Days when use was zero or minimal, in a context where you might have expected it to be higher. What was different? Was it a social situation that usually involves drinking but didn't? A stressful day that ended without reaching for something? A weekend that was lower than the typical weekend? What was happening that wasn't happening on the comparison days?

The weeks where the pattern was different from average. Most data shows variability , some weeks are harder, some are easier. The easier weeks aren't luck. They're caused. Looking at what was structurally different , sleep quality, exercise, social schedule, work pressure, routine , tends to reveal factors that the person already knew mattered but hadn't connected to outcomes this explicitly.

The urges that didn't result in use. The urge log that shows a craving at intensity 6 on a Tuesday evening that wasn't acted on , what was the context? What happened instead? Where were you? Who were you with? What were you doing? Each of these is an exception: evidence that the automatic cue-response pattern can be interrupted, in specific conditions that you can identify.

The miracle question as a data exercise

SFBT practitioners use a technique called the miracle question: "Suppose tonight, while you were sleeping, a miracle happened and this problem was solved. When you woke up tomorrow, what would be different? What would you notice?"

The answers are usually concrete: I'd wake up feeling rested. I wouldn't have that slight fog. I'd feel like exercising. I'd be more present with the people I care about. I'd be less anxious.

These answers , the picture of life without the problem , are the goal. Not "stop drinking," which is abstract, but "wake up rested and clear," which is specific and felt.

Now look at the sleep quality data from your alcohol-free nights. The mood scores from the mornings after low-consumption days. The energy ratings on the days that followed better choices. The miracle question answer is already in the data , it's what your actual experience looks like on the exception days. Not hypothetical. Documented.
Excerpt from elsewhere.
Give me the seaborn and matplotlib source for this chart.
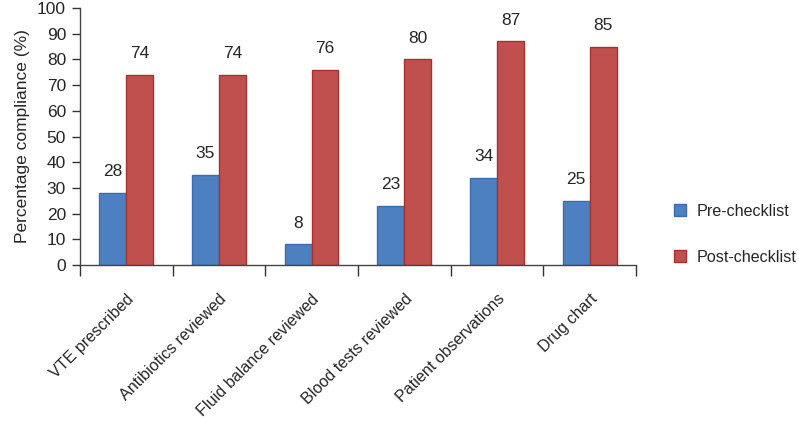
import pandas as pd
import matplotlib
matplotlib.use("Agg")
import matplotlib.pyplot as plt
import seaborn as sns
from matplotlib.ticker import FixedLocator

categories = ["VTE prescribed", "Antibiotics reviewed", "Fluid balance reviewed",
              "Blood tests reviewed", "Patient observations", "Drug chart"]
pre_values = [28, 35, 8, 23, 34, 25]
post_values = [74, 74, 76, 80, 87, 85]
series = ["Pre-checklist", "Post-checklist"]
y_ticks = list(range(0, 101, 10))

df = pd.DataFrame({
    "item": categories * 2,
    "group": [series[0]] * len(categories) + [series[1]] * len(categories),
    "value": pre_values + post_values,
})

sns.set_style("white")
plt.rcParams["font.family"] = ["Liberation Sans", "DejaVu Sans"]
fs = 11.6

fig = plt.figure(figsize=(7.99, 4.22), dpi=100)
ax = fig.add_axes([0.100, 0.372, 0.696, 0.609])

colors = {"Pre-checklist": "#4c80c0", "Post-checklist": "#c0504d"}
edges = {"Pre-checklist": "#3b6cab", "Post-checklist": "#a8312e"}
sns.barplot(data=df, x="item", y="value", hue="group", palette=colors,
            width=0.58, gap=0, ax=ax, legend=False, saturation=1)

for cont, name in zip(ax.containers, series):
    for bar in cont:
        bar.set_edgecolor(edges[name])
        bar.set_linewidth(1.0)
    ax.bar_label(cont, fmt="%d", padding=10, fontsize=12.5)

ax.set_ylim(0, 100)
ax.set_xlim(-0.5, len(categories) - 0.5)
ax.set_yticks(y_ticks)
ax.tick_params(axis="y", labelsize=12.5, length=6, width=1, color="#333333", pad=4, left=True)
ax.set_xticks(range(len(categories)))
ax.set_xticklabels(categories, rotation=45, ha="right", rotation_mode="anchor", fontsize=11.6)
ax.tick_params(axis="x", which="major", length=0, pad=19)
ax.xaxis.set_minor_locator(FixedLocator([i - 0.5 for i in range(len(categories) + 1)]))
ax.tick_params(axis="x", which="minor", length=8, width=1, color="#333333", bottom=True)
ax.set_xlabel("")
ax.set_ylabel("Percentage compliance (%)", fontsize=12.5, labelpad=5)

sns.despine(ax=ax)
for s in ["left", "bottom"]:
    ax.spines[s].set_color("#444444")
    ax.spines[s].set_linewidth(1.0)
    ax.spines[s].set_linestyle((0, (2, 1)))

handles = [plt.Rectangle((0, 0), 1, 1, facecolor=colors[n], edgecolor=edges[n]) for n in series]
fig.legend(handles, series, loc="center left", bbox_to_anchor=(0.839, 0.445),
           frameon=False, fontsize=fs, handlelength=0.75, handleheight=0.75,
           labelspacing=1.9, handletextpad=0.7, borderpad=0.2, borderaxespad=0)

fig.savefig("out.png", dpi=100)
Why this framing is useful for the grey area

The deficit framing , "here's what's going wrong with your substance use, here are the problems it's causing" , is often counterproductive for people in the grey area who don't identify as having a problem and who respond to deficit framing with defensiveness.

The SFBT framing is genuinely different in its psychological ask. It's not "acknowledge the damage." It's "tell me about the times when things were easier , what was different?" This is a question most people are willing to engage with, because it's not requiring them to accept a label or a diagnosis or a level of severity they don't identify with.

And it's an answerable question. The data makes it answerable. The exceptions are in the log.

Building on what already works

The intervention that follows exception-finding in SFBT is deceptively simple: do more of what was happening on the exception days. Not a new programme. Not a treatment. Just a deliberate amplification of the conditions that were already associated with better outcomes.

The exception days are already yours. The conditions that produced them are already known to you , once the data makes them visible. What SFBT suggests is that this is already more than enough to work with. You don't need to build something new. You need to see what's already working and make more of it deliberate.


ayodee tracks every day , the difficult ones and the easier ones. The exception data is in your log. Anonymous, no account needed.

References de Shazer, S. (1985). Keys to Solution in Brief Therapy. Norton.

Gingerich, W.J., & Peterson, L.T. (2013). Effectiveness of solution-focused brief therapy: a systematic qualitative review of controlled outcome studies. Research on Social Work Practice, 23(3), 266–283.

Berg, I.K., & Miller, S.D. (1992). Working with the Problem Drinker: A Solution-Focused Approach. Norton.